8

I am new to python so need a little help here. I have a dataframe with a url column with a link that allows me to download a CSV for each link. My aim is to create a loop/ whatever works so that I can run one command that will allow me to download,read the csv and create a dataframe for each of the rows. Any help would be appreciated. I have attached part of the dataframe below. If the link doesn't work (it probably won't you can just replace it with a link from 'https://finance.yahoo.com/quote/GOOG/history?p=GOOG' (any other company too) and navigate to download csv and use that link.

Dataframe:

Symbol         Link
YI             https://query1.finance.yahoo.com/v7/finance/download/YI?period1=1383609600&period2=1541376000&interval=1d&events=history&crumb=PMHbxK/sU6E
PIH            https://query1.finance.yahoo.com/v7/finance/download/PIH?period1=1383609600&period2=1541376000&interval=1d&events=history&crumb=PMHbxK/sU6E
TURN           https://query1.finance.yahoo.com/v7/finance/download/TURN?period1=1383609600&period2=1541376000&interval=1d&events=history&crumb=PMHbxK/sU6E
FLWS           https://query1.finance.yahoo.com/v7/finance/download/FLWS?period1=1383609600&period2=1541376000&interval=1d&events=history&crumb=PMHbxK/sU6E

Thanks again.

cloudly lemons
  • 89
  • 1
  • 1
  • 3
  • The website uses cookies to deliver content. First try downloading a single file programmatically (through something like [`scrapy`](https://scrapy.org/) or `selenium`, and try to understand how the website uses the cookies, and then you can try to loop through all the urls. – Edgar Ramírez Mondragón Nov 05 '18 at 18:18

4 Answers4

20

There are multiple ways to get CSV data from URLs.

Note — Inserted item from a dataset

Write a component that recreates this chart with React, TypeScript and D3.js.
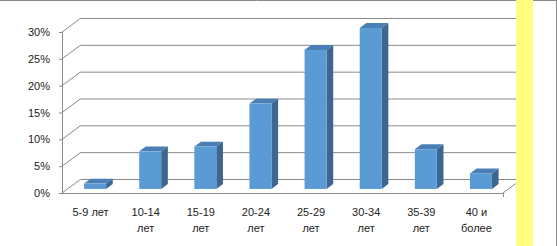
import React from "react";
import * as d3 from "d3";

const categories: string[][] = [
  ["5-9 лет"],
  ["10-14", "лет"],
  ["15-19", "лет"],
  ["20-24", "лет"],
  ["25-29", "лет"],
  ["30-34", "лет"],
  ["35-39", "лет"],
  ["40 и", "более"],
];
const values: number[] = [1, 7, 7.9, 15.9, 25.9, 30, 7.4, 2.9];
const yTicks: number[] = [0, 5, 10, 15, 20, 25, 30];

const W = 557;
const H = 246;
const DX = 19;
const DY = -14;
const F1 = 0.29;
const F2 = 0.64;
const BAR_W = 22;

export default function App() {
  const y = d3.scaleLinear().domain([0, 30]).range([193, 32]);
  const x = d3
    .scaleBand<number>()
    .domain(categories.map((_, i) => i))
    .range([62, 503])
    .paddingInner(0)
    .paddingOuter(0);

  const front = "#5b9bd5";
  const side = "#3d6791";
  const top = "#4a7fb5";
  const grid = "#8a8a8a";

  const x0 = 62;
  const x1 = 503;

  return (
    <div style={{ position: "absolute", left: 0, top: 0 }}>
      <svg width={W} height={H} style={{ display: "block" }} fontFamily="'Liberation Sans', Arial, sans-serif">
        <rect x={0} y={0} width={W} height={H} fill="#fff" />
        {/* back wall gridlines and side wall diagonals */}
        {yTicks.map((t) => (
          <g key={t}>
            <line x1={x0 + DX} x2={x1 + DX} y1={y(t) + DY + 0.5} y2={y(t) + DY + 0.5} stroke={grid} strokeWidth={1} />
            <line x1={x0} y1={y(t)} x2={x0 + DX} y2={y(t) + DY} stroke={grid} strokeWidth={1} />
            <line x1={x0 - 3} x2={x0} y1={y(t) + 0.5} y2={y(t) + 0.5} stroke={grid} strokeWidth={1} />
            <text x={50} y={y(t) + 4} textAnchor="end" fontSize={11} fill="#222">
              {t}%
            </text>
          </g>
        ))}
        {/* floor front line and right diagonal */}
        <line x1={x0} x2={x1} y1={y(0) + 0.5} y2={y(0) + 0.5} stroke={grid} strokeWidth={1} />
        <line x1={x1} y1={y(0)} x2={x1 + DX} y2={y(0) + DY} stroke={grid} strokeWidth={1} />
        <line x1={x1 + 0.5} x2={x1 + 0.5} y1={y(0)} y2={y(0) + 4} stroke={grid} strokeWidth={1} />
        {/* front vertical axis */}
        <line x1={x0 + 0.5} x2={x0 + 0.5} y1={y(30)} y2={y(0)} stroke={grid} strokeWidth={1} />
        {/* bars */}
        {values.map((v, i) => {
          const cx = (x(i) as number) + x.bandwidth() / 2;
          const fx = cx - BAR_W / 2 + DX * F1;
          const fyB = y(0) + DY * F1;
          const fyT = y(v) + DY * F1;
          const ddx = DX * (F2 - F1);
          const ddy = DY * (F2 - F1);
          const rx = fx + BAR_W;
          return (
            <g key={i}>
              <polygon
                points={`${fx},${fyT} ${fx + ddx},${fyT + ddy} ${rx + ddx},${fyT + ddy} ${rx},${fyT}`}
                fill={top}
              />
              <polygon
                points={`${rx},${fyT} ${rx + ddx},${fyT + ddy} ${rx + ddx},${fyB + ddy} ${rx},${fyB}`}
                fill={side}
              />
              <rect x={fx} y={fyT} width={BAR_W} height={fyB - fyT} fill={front} />
            </g>
          );
        })}
        {/* category labels */}
        {categories.map((lines, i) => {
          const cx = (x(i) as number) + x.bandwidth() / 2;
          return (
            <text key={i} x={cx + 1} textAnchor="middle" fontSize={11} fill="#222">
              {lines.map((l, k) => (
                <tspan key={k} x={cx + 1} y={216 + k * 16}>
                  {l}
                </tspan>
              ))}
            </text>
          );
        })}
        {/* frame */}
        <line x1={0} x2={W} y1={0.5} y2={0.5} stroke="#888" strokeWidth={1} />
        <line x1={W - 0.5} x2={W - 0.5} y1={0} y2={H} stroke="#888" strokeWidth={1} />
        {/* yellow band */}
        <rect x={516} y={0} width={17} height={H} fill="#ffff80" />
      </svg>
    </div>
  );
}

From your example, namely Yahoo Finance, you can copy the Historical data link and call it in Pandas

...
HISTORICAL_URL = "https://query1.finance.yahoo.com/v7/finance/download/GOOG?period1=1582781719&period2=1614404119&interval=1d&events=history&includeAdjustedClose=true"

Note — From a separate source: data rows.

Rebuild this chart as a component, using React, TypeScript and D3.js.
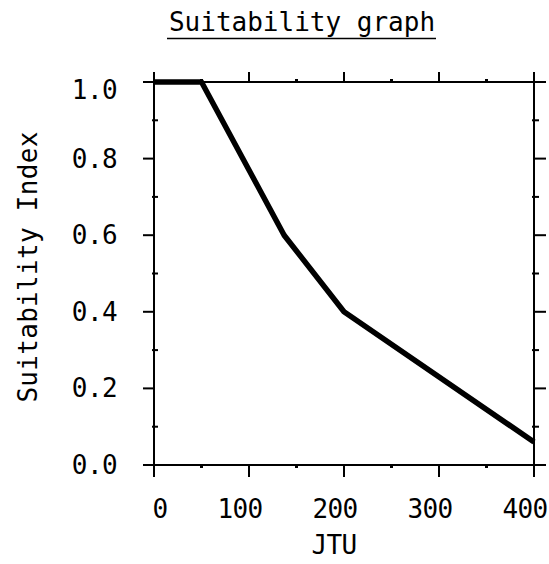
import React from 'react'
import { scaleLinear, line } from 'd3'

// values
const jtu = [0, 50, 137, 200, 400]
const suitability = [1.0, 1.0, 0.6, 0.4, 0.06]

const xTicks = [0, 100, 200, 300, 400]
const xMinor = [50, 150, 250, 350]
const yTicks = [0, 0.2, 0.4, 0.6, 0.8, 1.0]
const yMinor = [0.1, 0.3, 0.5, 0.7, 0.9]
const yTickLabels = ['0.0', '0.2', '0.4', '0.6', '0.8', '1.0']

const width = 549, height = 564
const plot = { left: 154, right: 534, top: 82, bottom: 465 }
const font = '"DejaVu Sans Mono", monospace'

export default function App() {
    const x = scaleLinear().domain([0, 400]).range([plot.left, plot.right])
    const y = scaleLinear().domain([0, 1]).range([plot.bottom, plot.top])

    const pts: [number, number][] = jtu.map((d, i) => [d, suitability[i]])
    const gen = line<[number, number]>()
        .x(d => x(d[0]))
        .y(d => y(d[1]))

    const ax = { stroke: '#000', strokeWidth: 2 }

    return (
        <svg width={width} height={height} style={{ position: 'absolute', left: 0, top: 0, background: '#fff' }}
            fontFamily={font} fontSize={26} letterSpacing={-0.6}>
            {/* title */}
            <text x={302} y={31} textAnchor='middle' letterSpacing={0}>Suitability graph</text>
            <line x1={167} x2={436} y1={38.5} y2={38.5} stroke='#000' strokeWidth={1.5} />

            {/* frame */}
            <line x1={plot.left} x2={plot.left} y1={plot.top - 10} y2={plot.bottom + 12} {...ax} />
            <line x1={plot.right} x2={plot.right} y1={plot.top - 10} y2={plot.bottom + 12} {...ax} />
            <line x1={plot.left - 4} x2={plot.right + 4} y1={plot.top} y2={plot.top} {...ax} />
            <line x1={plot.left - 4} x2={plot.right + 4} y1={plot.bottom} y2={plot.bottom} {...ax} />

            {/* x ticks */}
            {xTicks.map(t => (
                <g key={'xt' + t}>
                    <line x1={x(t)} x2={x(t)} y1={plot.top} y2={plot.top - 10} {...ax} />
                    <line x1={x(t)} x2={x(t)} y1={plot.bottom} y2={plot.bottom + 12} {...ax} />
                    <text x={x(t) + (t === 0 ? 6 : -9)} y={518} textAnchor='middle'>{t}</text>
                </g>
            ))}
            {xMinor.map(t => (
                <g key={'xm' + t}>
                    <line x1={x(t)} x2={x(t)} y1={plot.top} y2={plot.top - 3} {...ax} strokeWidth={3} />
                    <line x1={x(t)} x2={x(t)} y1={plot.bottom} y2={plot.bottom + 3} {...ax} strokeWidth={3} />
                </g>
            ))}

            {/* y ticks */}
            {yTicks.map((t, i) => (
                <g key={'yt' + t}>
                    <line x1={plot.left - 11} x2={plot.left} y1={y(t)} y2={y(t)} {...ax} />
                    <line x1={plot.right} x2={plot.right + 12} y1={y(t)} y2={y(t)} {...ax} />
                    <text x={117} y={y(t) + 9 + (t === 1 ? 8 : 0)} textAnchor='end'>{yTickLabels[i]}</text>
                </g>
            ))}
            {yMinor.map(t => (
                <g key={'ym' + t}>
                    <line x1={plot.left - 2} x2={plot.left + 4} y1={y(t)} y2={y(t)} {...ax} />
                    <line x1={plot.right - 2} x2={plot.right + 5} y1={y(t)} y2={y(t)} {...ax} />
                </g>
            ))}

            {/* axis titles */}
            <text x={334} y={554} textAnchor='middle'>JTU</text>
            <text transform='translate(37,267) rotate(-90)' textAnchor='middle' letterSpacing={0.3}>Suitability Index</text>

            {/* data */}
            <path d={gen(pts) ?? ''} fill='none' stroke='#000' strokeWidth={5.5} strokeLinejoin='round' />
        </svg>
    )
}
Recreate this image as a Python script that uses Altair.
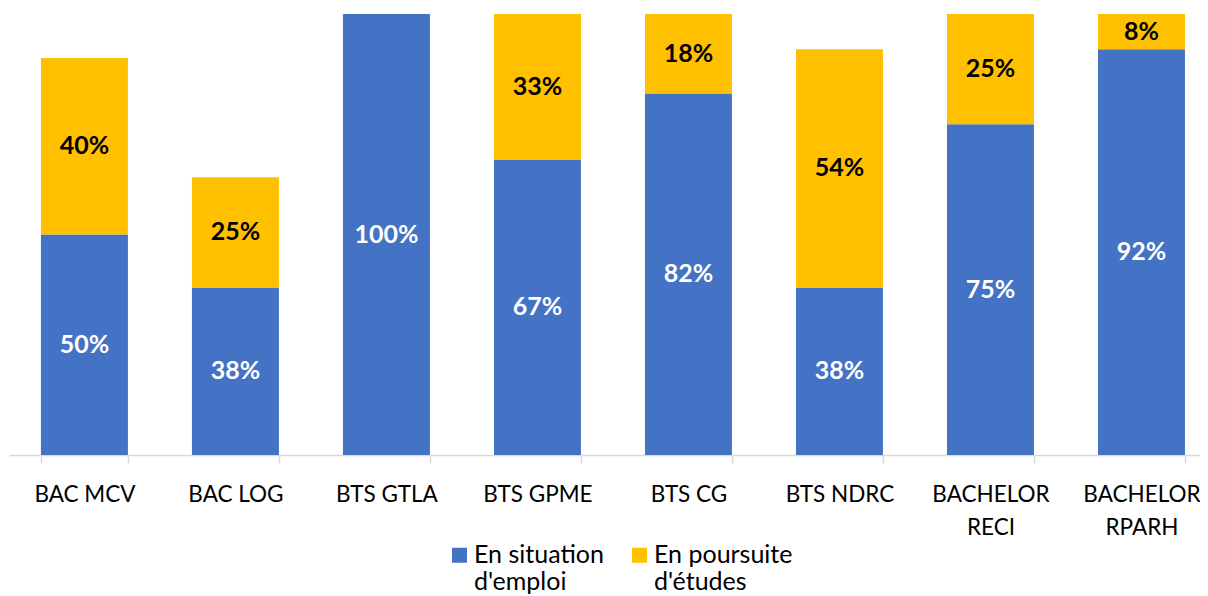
import altair as alt
import pandas as pd

categories = ["BAC MCV", "BAC LOG", "BTS GTLA", "BTS GPME", "BTS CG", "BTS NDRC", "BACHELOR RECI", "BACHELOR RPARH"]
emploi = [50, 38, 100, 67, 82, 38, 75, 92]
etudes = [40, 25, 0, 33, 18, 54, 25, 8]
series = ["En situation d'emploi", "En poursuite d'études"]
colors = ["#4472C4", "#FFC000"]

rows = []
for i, c in enumerate(categories):
    rows.append({"cat": c, "serie": series[0], "value": emploi[i], "ord": 0})
    rows.append({"cat": c, "serie": series[1], "value": etudes[i], "ord": 1})
df = pd.DataFrame(rows)

FONT = "Lato"

base = alt.Chart(df).transform_stack(
    stack="value", groupby=["cat"], as_=["y0", "y1"], sort=[alt.SortField("ord", order="ascending")]
).transform_calculate(mid="(datum.y0 + datum.y1) / 2", lab="datum.value + '%'")

xenc = alt.X(
    "cat:N",
    sort=categories,
    title=None,
    scale=alt.Scale(range=[1, 1192], paddingInner=0.424, paddingOuter=0.1555, align=0.68),
    axis=alt.Axis(
        labelAngle=0,
        labelFont=FONT,
        labelFontSize=22.5,
        labelColor="#000000",
        labelPadding=20,
        labelLineHeight=33,
        labelExpr="indexof(datum.label, 'BACHELOR') == 0 ? split(datum.label, ' ') : datum.label",
        domainColor="#D9D9D9",
        domainWidth=1.5,
        tickColor="#D9D9D9",
        tickWidth=1.5,
        tickSize=8,
        tickBand="extent",
        labelBound=False,
        labelOverlap=False,
    ),
)

bars = base.mark_bar().encode(
    x=xenc,
    y=alt.Y("y0:Q", scale=alt.Scale(domain=[0, 100], nice=False), axis=None),
    y2="y1:Q",
    color=alt.Color(
        "serie:N",
        scale=alt.Scale(domain=series, range=colors),
        legend=alt.Legend(
            title=None,
            orient="none",
            legendX=439,
            legendY=536,
            direction="horizontal",
            symbolType="M-1,-2H1V0H-1Z",
            symbolSize=225,
            symbolStrokeWidth=0,
            labelFont=FONT,
            labelFontSize=25,
            labelColor="#000000",
            labelOffset=2,
            labelBaseline="alphabetic",
            columnPadding=23,
            padding=0,
            labelExpr="split(replace(datum.label, ' d', '|d'), '|')",
        ),
    ),
)

texts = base.transform_filter("datum.value > 0").mark_text(
    font=FONT, fontSize=25, fontWeight="bold"
).encode(
    x=alt.X("cat:N", sort=categories),
    y=alt.Y("mid:Q"),
    text="lab:N",
    color=alt.Color("serie:N", scale=alt.Scale(domain=series, range=["#FFFFFF", "#000000"]), legend=None),
)

chart = alt.layer(bars, texts).resolve_scale(color="independent").properties(
    width=1192,
    height=441,
    autosize=alt.AutoSizeParams(type="none"),
    padding={"top": 6, "left": 0, "right": 0, "bottom": 141},
).configure(
    background="#FFFFFF",
    view={"stroke": "transparent"},
    style={"guide-label": {"lineHeight": 27}},
)

chart.save("out.html", embed_options={"renderer": "svg", "actions": False})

df = pd.read_csv(HISTORICAL_URL)

A general pattern could involve tools like requests or httpx to make a GET|POST request and then get the contents to io.

import pandas as pd
import requests
import io

url = 'https://query1.finance.yahoo.com/v7/finance/download/GOOG'
params ={'period1':1538761929,
         'period2':1541443929,
         'interval':'1d',
         'events':'history',
         'crumb':'v4z6ZpmoP98',
        }

r = requests.post(url,data=params)
if r.ok:
    data = r.content.decode('utf8')
    df = pd.read_csv(io.StringIO(data))

To get the params, I just followed the liked and copied everything after ‘?’. Check that they match ;)

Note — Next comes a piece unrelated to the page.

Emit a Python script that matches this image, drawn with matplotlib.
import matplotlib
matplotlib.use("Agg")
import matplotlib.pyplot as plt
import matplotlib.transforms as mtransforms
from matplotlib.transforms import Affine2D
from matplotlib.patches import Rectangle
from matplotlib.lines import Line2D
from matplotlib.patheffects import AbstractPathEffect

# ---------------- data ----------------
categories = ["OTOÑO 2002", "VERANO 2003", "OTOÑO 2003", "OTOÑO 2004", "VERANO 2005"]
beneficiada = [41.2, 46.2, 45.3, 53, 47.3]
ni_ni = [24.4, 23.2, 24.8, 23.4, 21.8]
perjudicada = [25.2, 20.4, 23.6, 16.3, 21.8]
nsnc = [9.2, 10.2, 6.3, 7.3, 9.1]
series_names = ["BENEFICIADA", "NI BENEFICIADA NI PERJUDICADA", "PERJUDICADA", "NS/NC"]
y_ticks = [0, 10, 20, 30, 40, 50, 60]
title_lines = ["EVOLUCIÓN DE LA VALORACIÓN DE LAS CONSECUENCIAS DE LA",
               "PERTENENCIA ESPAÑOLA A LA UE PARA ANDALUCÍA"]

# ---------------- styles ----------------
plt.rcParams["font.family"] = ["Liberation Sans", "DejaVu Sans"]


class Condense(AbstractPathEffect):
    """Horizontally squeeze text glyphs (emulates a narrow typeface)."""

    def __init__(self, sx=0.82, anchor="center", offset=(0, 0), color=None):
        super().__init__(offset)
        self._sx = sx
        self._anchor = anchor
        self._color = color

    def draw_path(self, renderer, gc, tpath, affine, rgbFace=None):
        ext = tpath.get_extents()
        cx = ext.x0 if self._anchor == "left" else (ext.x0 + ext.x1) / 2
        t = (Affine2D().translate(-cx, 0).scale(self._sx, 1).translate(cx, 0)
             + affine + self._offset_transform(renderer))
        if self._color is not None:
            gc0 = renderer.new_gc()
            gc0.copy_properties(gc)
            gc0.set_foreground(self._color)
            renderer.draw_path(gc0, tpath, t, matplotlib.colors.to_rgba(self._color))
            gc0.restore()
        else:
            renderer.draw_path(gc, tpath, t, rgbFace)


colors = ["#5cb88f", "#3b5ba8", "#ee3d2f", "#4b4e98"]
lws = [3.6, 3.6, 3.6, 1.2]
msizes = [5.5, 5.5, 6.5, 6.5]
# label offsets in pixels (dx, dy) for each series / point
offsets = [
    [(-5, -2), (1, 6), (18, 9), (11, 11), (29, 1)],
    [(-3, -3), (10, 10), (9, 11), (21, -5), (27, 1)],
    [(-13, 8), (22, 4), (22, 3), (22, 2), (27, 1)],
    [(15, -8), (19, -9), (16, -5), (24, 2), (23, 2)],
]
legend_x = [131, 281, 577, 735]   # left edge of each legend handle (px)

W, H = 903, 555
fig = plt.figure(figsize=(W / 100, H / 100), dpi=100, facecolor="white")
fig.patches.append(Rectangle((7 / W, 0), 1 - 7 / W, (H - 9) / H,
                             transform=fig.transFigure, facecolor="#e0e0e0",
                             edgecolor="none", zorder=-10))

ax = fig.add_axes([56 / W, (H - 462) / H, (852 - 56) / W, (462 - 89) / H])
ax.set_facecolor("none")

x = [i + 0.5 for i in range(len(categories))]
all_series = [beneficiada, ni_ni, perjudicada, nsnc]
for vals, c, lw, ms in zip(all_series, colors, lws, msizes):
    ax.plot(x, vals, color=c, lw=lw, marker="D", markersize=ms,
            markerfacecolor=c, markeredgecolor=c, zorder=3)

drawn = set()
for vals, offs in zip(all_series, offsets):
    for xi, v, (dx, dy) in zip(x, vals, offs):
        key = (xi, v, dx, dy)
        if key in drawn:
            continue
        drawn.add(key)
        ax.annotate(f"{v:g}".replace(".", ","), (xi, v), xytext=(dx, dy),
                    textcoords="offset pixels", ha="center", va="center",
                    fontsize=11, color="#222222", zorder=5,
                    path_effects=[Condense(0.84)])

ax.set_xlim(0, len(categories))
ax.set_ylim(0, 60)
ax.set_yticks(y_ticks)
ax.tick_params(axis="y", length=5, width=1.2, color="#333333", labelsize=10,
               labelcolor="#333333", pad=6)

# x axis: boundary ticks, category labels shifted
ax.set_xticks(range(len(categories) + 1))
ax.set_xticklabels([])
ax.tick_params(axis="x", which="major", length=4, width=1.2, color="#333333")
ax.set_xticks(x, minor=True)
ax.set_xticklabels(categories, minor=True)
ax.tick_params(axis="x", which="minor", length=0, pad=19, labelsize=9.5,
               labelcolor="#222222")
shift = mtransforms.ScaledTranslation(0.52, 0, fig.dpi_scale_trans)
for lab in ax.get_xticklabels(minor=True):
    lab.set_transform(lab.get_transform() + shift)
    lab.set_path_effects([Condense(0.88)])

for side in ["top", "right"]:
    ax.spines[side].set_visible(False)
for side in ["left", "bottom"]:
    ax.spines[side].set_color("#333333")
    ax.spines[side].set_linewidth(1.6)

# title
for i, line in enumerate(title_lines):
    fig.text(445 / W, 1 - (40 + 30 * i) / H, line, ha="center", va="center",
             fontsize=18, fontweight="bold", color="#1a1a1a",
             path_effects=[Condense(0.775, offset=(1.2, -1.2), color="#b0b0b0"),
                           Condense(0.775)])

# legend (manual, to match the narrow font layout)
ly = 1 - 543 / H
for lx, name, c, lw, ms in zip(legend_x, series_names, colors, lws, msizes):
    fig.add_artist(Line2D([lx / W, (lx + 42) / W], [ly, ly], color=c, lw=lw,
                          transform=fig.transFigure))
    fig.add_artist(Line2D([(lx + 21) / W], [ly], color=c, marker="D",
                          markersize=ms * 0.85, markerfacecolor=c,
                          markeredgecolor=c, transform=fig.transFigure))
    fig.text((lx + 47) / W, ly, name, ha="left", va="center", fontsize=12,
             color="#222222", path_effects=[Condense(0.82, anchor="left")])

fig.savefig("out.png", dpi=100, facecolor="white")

Results: enter image description here

Update:


If you can see the raw csv contents directly in url, just pass the url in pd.read_csv Example data directly from url:

data_url ='https://raw.githubusercontent.com/pandas-dev/pandas/master/pandas/tests/data/iris.csv'

df = pd.read_csv(data_url)
Prayson W. Daniel
  • 14,191
  • 4
  • 51
  • 57
0

I routinely use this procedure

import pandas as pd
import requests

url="<URL TO DOWNLOAD.CSV>"
s=requests.get(url).content
c=pd.read_csv(s)
Azi_bel
  • 55
  • 1
  • 4
  • 10
0

First break down the task to smaller parts, what you need to do is:

  1. Iterate over the DataFrame with the links.

    for index, row in df.iterrows():
        url= row["Link"]
    
  2. Download JSON file from Yahoo Finance using Python's requests library. This is probably the difficult part, you will need to get cookies before actually downloading the CSV file, more info here,here and here. Once you create the proper URL with the cookie, you can download it with:

    re = requests.get(URL)
    print(re.status_code) #status code 200 for successful download
    
  3. Optionally, you can save the response to your local disk.
  4. Load it with pandas.

    df = pd.read_csv(file_name) #in case of saving file to disk
    df = pd.read_csv(re.content) #directly from the response
    
HUSMEN
  • 184
  • 2
  • 13
0

If you apply the following to the dataframe it will place each of the documents in an np.array. Not in a dataframe( I'm unsure of how to get there). But this will give you access to all the files and its only a matter of putting them in a df.

links = test['Link'].unique()

import requests
a=[]
for x in links:
     url=x
     s=requests.get(url).content
     a.append(s)

a[4] or np.array(a[4]).tolist() outputs the entire file just in the incorrect format.

Use 'https://api.iextrading.com/1.0/stock/GOOG/chart/5y?format=csv' rather than Yahoo it is much more accessible.

pandasman
  • 90
  • 18